Analysis: the Llama-2 fine-tuned model’s adeptness in forming coherent and credible narratives by recollecting external factual knowledge, particularly in assessing the underestimated cost of building a US-Mexico wall. In comparison, the FLAN-T5 model, although reaching a correct conclusion, displays a tendency towards speculative reasoning and offers less logical consistency.

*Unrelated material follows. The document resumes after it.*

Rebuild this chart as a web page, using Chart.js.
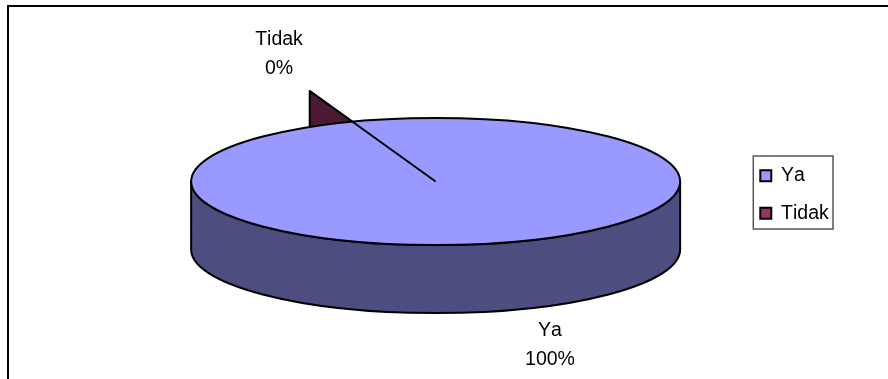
<!DOCTYPE html>
<html>
<head>
<meta charset="utf-8">
<title>Ya / Tidak</title>
<script src="https://cdn.jsdelivr.net/npm/chart.js@4"></script>
<style>
  html, body { margin: 0; background: #fff; }
  canvas { display: block; }
</style>
</head>
<body>
<canvas id="chart" width="888" height="379"></canvas>
<script>
const categories = ["Ya", "Tidak"];
const values = [100, 0];
const sliceColors = ["#9999FF", "#993366"];
const sideColors = ["#4D4D80", "#4D1933"];

const FONT = "Liberation Sans, Arial, sans-serif";
const FONT_SIZE = 19.5;
const TILT = 0.26;       // vertical squash of the pie disc
const DEPTH = 68;        // height of the disc wall
const SPIKE = 36;        // height of the zero-size slice's wall
const LEGEND_DROP = 13;  // legend sits a little below the disc centre

const total = values.reduce((a, b) => a + b, 0);
const percent = v => `${Math.round((v / total) * 100)}%`;

// label centre, per slice
const labelAnchors = [
  { x: 550, y: 336 },
  { x: 279, y: 45 }
];

const pie3d = {
  id: "pie3d",
  afterLayout(chart) {
    const { legend } = chart;
    legend.top += LEGEND_DROP;
    legend.bottom += LEGEND_DROP;
    legend.legendHitBoxes.forEach(b => { b.top += LEGEND_DROP; });
  },
  beforeDraw(chart) {
    const { ctx } = chart;
    ctx.fontKerning = "none";
    // outer frame, runs off the right and bottom edges
    ctx.save();
    ctx.strokeStyle = "#000";
    ctx.lineWidth = 2;
    ctx.beginPath();
    ctx.moveTo(8, chart.height);
    ctx.lineTo(8, 6);
    ctx.lineTo(chart.width, 6);
    ctx.stroke();
    ctx.restore();
  },
  beforeDatasetsDraw(chart) {
    const { ctx } = chart;
    const [ya, tidak] = chart.getDatasetMeta(0).data;
    const { x, y, outerRadius: r } = ya;
    const ry = r * TILT;

    ctx.save();
    ctx.lineWidth = 2;
    ctx.strokeStyle = "#000";
    ctx.lineJoin = "round";

    // wall of the disc
    ctx.beginPath();
    ctx.ellipse(x, y, r, ry, 0, 0, Math.PI);
    ctx.lineTo(x - r, y + DEPTH);
    ctx.ellipse(x, y + DEPTH, r, ry, 0, Math.PI, 0, true);
    ctx.closePath();
    ctx.fillStyle = sideColors[0];
    ctx.fill();
    ctx.stroke();

    // wall of the empty slice, its lower part is hidden by the top face
    const rimX = x + r * Math.cos(tidak.startAngle);
    const rimY = y + ry * Math.sin(tidak.startAngle);
    ctx.beginPath();
    ctx.moveTo(x, y);
    ctx.lineTo(rimX, rimY);
    ctx.lineTo(rimX, rimY - SPIKE);
    ctx.closePath();
    ctx.fillStyle = sideColors[1];
    ctx.fill();
    ctx.stroke();
    ctx.restore();

    // top face goes through the library's arcs, squashed
    ctx.save();
    ctx.translate(x, y);
    ctx.scale(1, TILT);
    ctx.translate(-x, -y);
  },
  afterDatasetsDraw(chart) {
    const { ctx } = chart;
    ctx.restore();

    const [ya, tidak] = chart.getDatasetMeta(0).data;
    const { x, y, outerRadius: r } = ya;
    const ry = r * TILT;
    const rimX = x + r * Math.cos(tidak.startAngle);
    const rimY = y + ry * Math.sin(tidak.startAngle);

    ctx.save();
    ctx.lineWidth = 2;
    ctx.strokeStyle = "#000";
    ctx.beginPath();
    ctx.ellipse(x, y, r, ry, 0, 0, Math.PI * 2);
    ctx.stroke();
    ctx.beginPath();
    ctx.moveTo(x, y);
    ctx.lineTo(rimX, rimY - SPIKE);
    ctx.stroke();

    // slice labels
    ctx.fillStyle = "#000";
    ctx.font = `${FONT_SIZE}px ${FONT}`;
    ctx.textAlign = "center";
    ctx.textBaseline = "alphabetic";
    categories.forEach((name, i) => {
      const a = labelAnchors[i];
      ctx.fillText(name, a.x, a.y);
      ctx.fillText(percent(values[i]), a.x, a.y + 28.5);
    });
    ctx.restore();
  },
  afterDraw(chart) {
    // box around the legend entries
    const { ctx, legend } = chart;
    const boxes = legend.legendHitBoxes;
    const first = boxes[0];
    const last = boxes[boxes.length - 1];
    const right = Math.max(...boxes.map(b => b.left + b.width));
    ctx.save();
    ctx.strokeStyle = "#555";
    ctx.lineWidth = 1.5;
    ctx.strokeRect(first.left - 7, first.top - 10, right - first.left + 12, last.top + last.height - first.top + 16);
    ctx.restore();
  }
};

new Chart(document.getElementById("chart"), {
  type: "pie",
  data: {
    labels: categories,
    datasets: [{
      data: values,
      backgroundColor: sliceColors,
      borderWidth: 0
    }]
  },
  options: {
    responsive: false,
    animation: false,
    rotation: -31,
    radius: 244.5,
    layout: { padding: { left: 129, top: 0, right: 50, bottom: 16 } },
    plugins: {
      tooltip: { enabled: false },
      legend: {
        position: "right",
        labels: {
          color: "#000",
          font: { family: FONT, size: FONT_SIZE },
          boxWidth: 11,
          boxHeight: 11,
          padding: 18,
          generateLabels(chart) {
            return Chart.overrides.pie.plugins.legend.labels.generateLabels(chart).map(item => ({
              ...item,
              strokeStyle: "#000",
              lineWidth: 2
            }));
          }
        },
        onClick: null
      }
    }
  },
  plugins: [pie3d]
});
</script>
</body>
</html>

4 Classification Model Evaluation

We evaluated our classification model on the well-known LIAR dataset. The LIAR dataset comprises news headlines, which we harnessed to generate justification using the fine-tuned LLM. The model was then tested using the LIAR test dataset2. Our evaluation results 39.25%, 77.17%, 39.25% and 21.38% for the test accuracy, precision, recall and F1 score respectively. It is worth mentioning that our model surpassed the performance of the current top-ranked model on paperswithcode.com, which held a test accuracy of 27.4% on LIAR datasetFootnote 2. The initial model’s accuracy of 39.25% improved to 84.26% when classifications were reduced to true or false, also boosting precision to 85.33% and the F1 score to 77.41%. However, further optimization is needed to enhance recall and the F1 score.

5 Conclusion

This study ventures into the scarcely explored domain of combining NLP, machine learning, LLMs, and cognitive psychology to enhance fake news detection, particularly emphasizing the nuanced integration of fine-tuned LLMs with a CoT approach to foster transparency and improve human intelligibility in AI predictions. The introduced method is innovative in its dual focus on precise detection and transparent reasoning, aiding not only in identifying fake news but also in logically justifying or refuting headlines, thus proposing a comprehensive solution to tackle misinformation. This significant advancement paves the way for future research to potentially revolutionize society’s approach to combating fake news, nurturing a more informed and discerning global populace.